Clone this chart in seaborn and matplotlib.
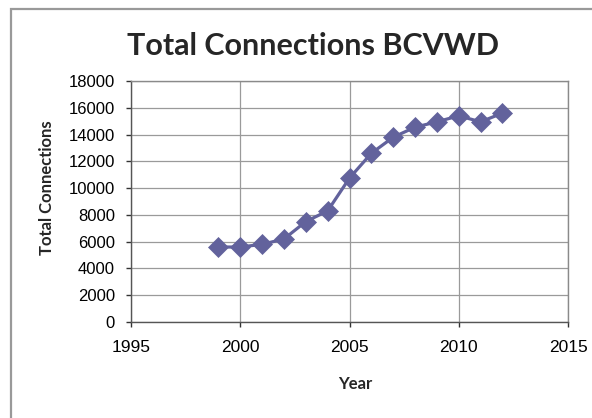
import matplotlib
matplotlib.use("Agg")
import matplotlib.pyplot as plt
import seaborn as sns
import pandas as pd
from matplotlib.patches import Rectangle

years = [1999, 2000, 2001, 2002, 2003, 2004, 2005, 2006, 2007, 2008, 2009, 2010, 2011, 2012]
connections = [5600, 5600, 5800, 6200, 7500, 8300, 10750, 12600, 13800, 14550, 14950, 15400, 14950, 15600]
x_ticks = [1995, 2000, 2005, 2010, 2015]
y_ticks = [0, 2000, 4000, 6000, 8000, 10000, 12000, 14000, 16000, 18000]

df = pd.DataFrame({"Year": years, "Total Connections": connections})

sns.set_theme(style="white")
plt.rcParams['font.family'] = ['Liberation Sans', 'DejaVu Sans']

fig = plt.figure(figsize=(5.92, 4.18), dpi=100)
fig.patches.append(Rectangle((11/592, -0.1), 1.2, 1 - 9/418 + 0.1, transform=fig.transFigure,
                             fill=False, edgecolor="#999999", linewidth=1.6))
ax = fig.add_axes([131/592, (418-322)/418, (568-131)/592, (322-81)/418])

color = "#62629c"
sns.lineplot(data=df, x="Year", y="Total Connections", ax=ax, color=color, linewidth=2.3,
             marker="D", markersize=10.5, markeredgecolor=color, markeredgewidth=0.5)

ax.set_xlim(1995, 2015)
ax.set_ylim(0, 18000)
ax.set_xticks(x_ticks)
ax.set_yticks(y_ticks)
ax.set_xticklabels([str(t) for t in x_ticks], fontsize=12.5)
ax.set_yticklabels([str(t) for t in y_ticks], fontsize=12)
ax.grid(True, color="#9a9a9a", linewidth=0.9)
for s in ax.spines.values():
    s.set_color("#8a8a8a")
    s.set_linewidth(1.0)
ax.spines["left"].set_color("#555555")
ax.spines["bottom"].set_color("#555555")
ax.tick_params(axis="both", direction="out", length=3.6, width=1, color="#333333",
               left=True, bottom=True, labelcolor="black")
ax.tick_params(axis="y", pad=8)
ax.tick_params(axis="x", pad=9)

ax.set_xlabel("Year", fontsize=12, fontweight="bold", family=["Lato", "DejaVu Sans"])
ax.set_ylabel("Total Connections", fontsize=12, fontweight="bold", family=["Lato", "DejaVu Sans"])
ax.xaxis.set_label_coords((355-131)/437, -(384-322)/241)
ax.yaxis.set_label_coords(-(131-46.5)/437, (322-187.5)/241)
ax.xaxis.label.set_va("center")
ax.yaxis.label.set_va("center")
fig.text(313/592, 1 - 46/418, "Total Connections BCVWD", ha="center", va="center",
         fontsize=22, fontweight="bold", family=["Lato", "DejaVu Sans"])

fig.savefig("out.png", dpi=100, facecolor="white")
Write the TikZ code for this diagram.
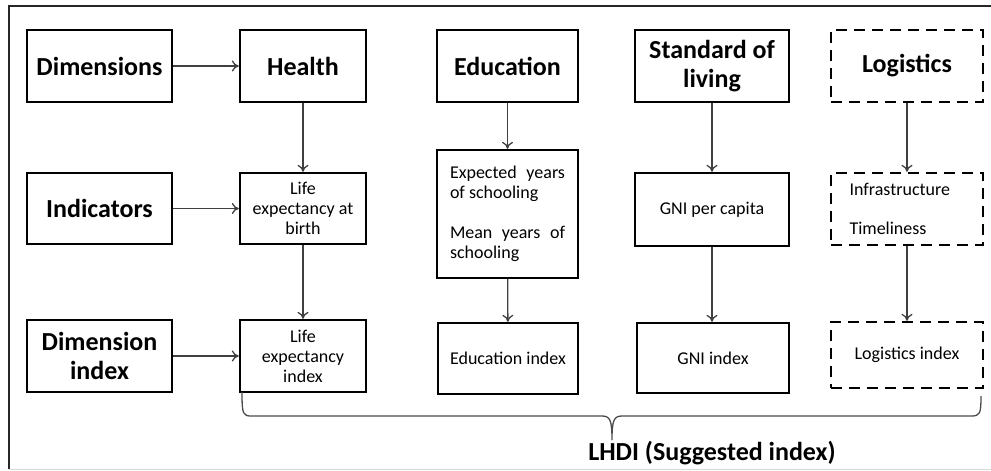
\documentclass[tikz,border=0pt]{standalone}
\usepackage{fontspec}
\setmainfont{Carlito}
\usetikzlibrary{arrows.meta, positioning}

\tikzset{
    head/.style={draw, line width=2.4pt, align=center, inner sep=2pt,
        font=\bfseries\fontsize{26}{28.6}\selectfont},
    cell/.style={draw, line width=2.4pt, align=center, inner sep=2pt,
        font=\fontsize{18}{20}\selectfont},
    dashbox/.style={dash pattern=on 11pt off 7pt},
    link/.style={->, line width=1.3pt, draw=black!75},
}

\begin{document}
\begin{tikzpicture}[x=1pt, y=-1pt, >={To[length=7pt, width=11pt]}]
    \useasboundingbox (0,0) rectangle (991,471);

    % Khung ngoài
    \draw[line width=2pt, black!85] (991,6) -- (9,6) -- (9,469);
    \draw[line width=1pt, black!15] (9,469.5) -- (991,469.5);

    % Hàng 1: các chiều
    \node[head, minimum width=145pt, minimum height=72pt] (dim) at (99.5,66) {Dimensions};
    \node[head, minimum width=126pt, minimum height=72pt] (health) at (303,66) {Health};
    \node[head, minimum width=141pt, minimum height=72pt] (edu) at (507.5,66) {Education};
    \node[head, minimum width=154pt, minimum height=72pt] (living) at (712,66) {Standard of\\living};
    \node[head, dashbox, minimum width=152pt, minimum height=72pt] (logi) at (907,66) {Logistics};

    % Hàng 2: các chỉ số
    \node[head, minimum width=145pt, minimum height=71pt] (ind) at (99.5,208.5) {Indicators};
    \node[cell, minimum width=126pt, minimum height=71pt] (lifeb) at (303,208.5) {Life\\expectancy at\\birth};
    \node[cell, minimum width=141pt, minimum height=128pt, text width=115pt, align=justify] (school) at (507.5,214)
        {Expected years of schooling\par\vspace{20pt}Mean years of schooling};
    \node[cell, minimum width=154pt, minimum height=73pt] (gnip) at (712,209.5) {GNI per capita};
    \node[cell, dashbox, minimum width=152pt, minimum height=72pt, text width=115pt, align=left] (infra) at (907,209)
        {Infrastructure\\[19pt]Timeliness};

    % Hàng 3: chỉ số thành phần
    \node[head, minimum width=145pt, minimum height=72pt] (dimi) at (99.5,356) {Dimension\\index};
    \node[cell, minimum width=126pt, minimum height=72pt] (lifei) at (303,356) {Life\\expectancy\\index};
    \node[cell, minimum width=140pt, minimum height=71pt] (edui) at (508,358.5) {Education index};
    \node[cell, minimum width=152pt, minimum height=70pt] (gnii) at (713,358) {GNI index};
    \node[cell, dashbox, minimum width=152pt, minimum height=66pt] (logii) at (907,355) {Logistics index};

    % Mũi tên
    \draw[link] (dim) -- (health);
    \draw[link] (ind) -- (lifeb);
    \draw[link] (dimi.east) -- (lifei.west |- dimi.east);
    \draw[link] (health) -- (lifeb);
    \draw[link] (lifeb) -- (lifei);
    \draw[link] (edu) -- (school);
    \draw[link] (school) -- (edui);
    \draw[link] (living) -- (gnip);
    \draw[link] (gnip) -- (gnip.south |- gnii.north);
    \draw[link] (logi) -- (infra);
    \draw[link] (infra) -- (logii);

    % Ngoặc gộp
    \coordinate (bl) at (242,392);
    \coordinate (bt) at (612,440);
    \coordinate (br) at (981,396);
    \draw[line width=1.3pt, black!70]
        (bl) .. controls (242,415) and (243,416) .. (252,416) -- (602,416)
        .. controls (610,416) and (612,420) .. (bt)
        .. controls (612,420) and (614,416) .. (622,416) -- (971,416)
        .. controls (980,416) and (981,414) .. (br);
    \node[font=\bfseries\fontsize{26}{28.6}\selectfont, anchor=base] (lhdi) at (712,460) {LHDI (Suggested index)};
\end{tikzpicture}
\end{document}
__________
**YOUR INSTRUCTIONS:**
Set down all the entries exactly as they appear, but skip any pictures.

**FINISHED ANSWER:**
Clone this chart in seaborn and matplotlib.
import matplotlib
matplotlib.use("Agg")
import matplotlib.pyplot as plt
import seaborn as sns
import pandas as pd
from matplotlib.patches import Rectangle

years = [1999, 2000, 2001, 2002, 2003, 2004, 2005, 2006, 2007, 2008, 2009, 2010, 2011, 2012]
connections = [5600, 5600, 5800, 6200, 7500, 8300, 10750, 12600, 13800, 14550, 14950, 15400, 14950, 15600]
x_ticks = [1995, 2000, 2005, 2010, 2015]
y_ticks = [0, 2000, 4000, 6000, 8000, 10000, 12000, 14000, 16000, 18000]

df = pd.DataFrame({"Year": years, "Total Connections": connections})

sns.set_theme(style="white")
plt.rcParams['font.family'] = ['Liberation Sans', 'DejaVu Sans']

fig = plt.figure(figsize=(5.92, 4.18), dpi=100)
fig.patches.append(Rectangle((11/592, -0.1), 1.2, 1 - 9/418 + 0.1, transform=fig.transFigure,
                             fill=False, edgecolor="#999999", linewidth=1.6))
ax = fig.add_axes([131/592, (418-322)/418, (568-131)/592, (322-81)/418])

color = "#62629c"
sns.lineplot(data=df, x="Year", y="Total Connections", ax=ax, color=color, linewidth=2.3,
             marker="D", markersize=10.5, markeredgecolor=color, markeredgewidth=0.5)

ax.set_xlim(1995, 2015)
ax.set_ylim(0, 18000)
ax.set_xticks(x_ticks)
ax.set_yticks(y_ticks)
ax.set_xticklabels([str(t) for t in x_ticks], fontsize=12.5)
ax.set_yticklabels([str(t) for t in y_ticks], fontsize=12)
ax.grid(True, color="#9a9a9a", linewidth=0.9)
for s in ax.spines.values():
    s.set_color("#8a8a8a")
    s.set_linewidth(1.0)
ax.spines["left"].set_color("#555555")
ax.spines["bottom"].set_color("#555555")
ax.tick_params(axis="both", direction="out", length=3.6, width=1, color="#333333",
               left=True, bottom=True, labelcolor="black")
ax.tick_params(axis="y", pad=8)
ax.tick_params(axis="x", pad=9)

ax.set_xlabel("Year", fontsize=12, fontweight="bold", family=["Lato", "DejaVu Sans"])
ax.set_ylabel("Total Connections", fontsize=12, fontweight="bold", family=["Lato", "DejaVu Sans"])
ax.xaxis.set_label_coords((355-131)/437, -(384-322)/241)
ax.yaxis.set_label_coords(-(131-46.5)/437, (322-187.5)/241)
ax.xaxis.label.set_va("center")
ax.yaxis.label.set_va("center")
fig.text(313/592, 1 - 46/418, "Total Connections BCVWD", ha="center", va="center",
         fontsize=22, fontweight="bold", family=["Lato", "DejaVu Sans"])

fig.savefig("out.png", dpi=100, facecolor="white")
Write the TikZ code for this diagram.
\documentclass[tikz,border=0pt]{standalone}
\usepackage{fontspec}
\setmainfont{Carlito}
\usetikzlibrary{arrows.meta, positioning}

\tikzset{
    head/.style={draw, line width=2.4pt, align=center, inner sep=2pt,
        font=\bfseries\fontsize{26}{28.6}\selectfont},
    cell/.style={draw, line width=2.4pt, align=center, inner sep=2pt,
        font=\fontsize{18}{20}\selectfont},
    dashbox/.style={dash pattern=on 11pt off 7pt},
    link/.style={->, line width=1.3pt, draw=black!75},
}

\begin{document}
\begin{tikzpicture}[x=1pt, y=-1pt, >={To[length=7pt, width=11pt]}]
    \useasboundingbox (0,0) rectangle (991,471);

    % Khung ngoài
    \draw[line width=2pt, black!85] (991,6) -- (9,6) -- (9,469);
    \draw[line width=1pt, black!15] (9,469.5) -- (991,469.5);

    % Hàng 1: các chiều
    \node[head, minimum width=145pt, minimum height=72pt] (dim) at (99.5,66) {Dimensions};
    \node[head, minimum width=126pt, minimum height=72pt] (health) at (303,66) {Health};
    \node[head, minimum width=141pt, minimum height=72pt] (edu) at (507.5,66) {Education};
    \node[head, minimum width=154pt, minimum height=72pt] (living) at (712,66) {Standard of\\living};
    \node[head, dashbox, minimum width=152pt, minimum height=72pt] (logi) at (907,66) {Logistics};

    % Hàng 2: các chỉ số
    \node[head, minimum width=145pt, minimum height=71pt] (ind) at (99.5,208.5) {Indicators};
    \node[cell, minimum width=126pt, minimum height=71pt] (lifeb) at (303,208.5) {Life\\expectancy at\\birth};
    \node[cell, minimum width=141pt, minimum height=128pt, text width=115pt, align=justify] (school) at (507.5,214)
        {Expected years of schooling\par\vspace{20pt}Mean years of schooling};
    \node[cell, minimum width=154pt, minimum height=73pt] (gnip) at (712,209.5) {GNI per capita};
    \node[cell, dashbox, minimum width=152pt, minimum height=72pt, text width=115pt, align=left] (infra) at (907,209)
        {Infrastructure\\[19pt]Timeliness};

    % Hàng 3: chỉ số thành phần
    \node[head, minimum width=145pt, minimum height=72pt] (dimi) at (99.5,356) {Dimension\\index};
    \node[cell, minimum width=126pt, minimum height=72pt] (lifei) at (303,356) {Life\\expectancy\\index};
    \node[cell, minimum width=140pt, minimum height=71pt] (edui) at (508,358.5) {Education index};
    \node[cell, minimum width=152pt, minimum height=70pt] (gnii) at (713,358) {GNI index};
    \node[cell, dashbox, minimum width=152pt, minimum height=66pt] (logii) at (907,355) {Logistics index};

    % Mũi tên
    \draw[link] (dim) -- (health);
    \draw[link] (ind) -- (lifeb);
    \draw[link] (dimi.east) -- (lifei.west |- dimi.east);
    \draw[link] (health) -- (lifeb);
    \draw[link] (lifeb) -- (lifei);
    \draw[link] (edu) -- (school);
    \draw[link] (school) -- (edui);
    \draw[link] (living) -- (gnip);
    \draw[link] (gnip) -- (gnip.south |- gnii.north);
    \draw[link] (logi) -- (infra);
    \draw[link] (infra) -- (logii);

    % Ngoặc gộp
    \coordinate (bl) at (242,392);
    \coordinate (bt) at (612,440);
    \coordinate (br) at (981,396);
    \draw[line width=1.3pt, black!70]
        (bl) .. controls (242,415) and (243,416) .. (252,416) -- (602,416)
        .. controls (610,416) and (612,420) .. (bt)
        .. controls (612,420) and (614,416) .. (622,416) -- (971,416)
        .. controls (980,416) and (981,414) .. (br);
    \node[font=\bfseries\fontsize{26}{28.6}\selectfont, anchor=base] (lhdi) at (712,460) {LHDI (Suggested index)};
\end{tikzpicture}
\end{document}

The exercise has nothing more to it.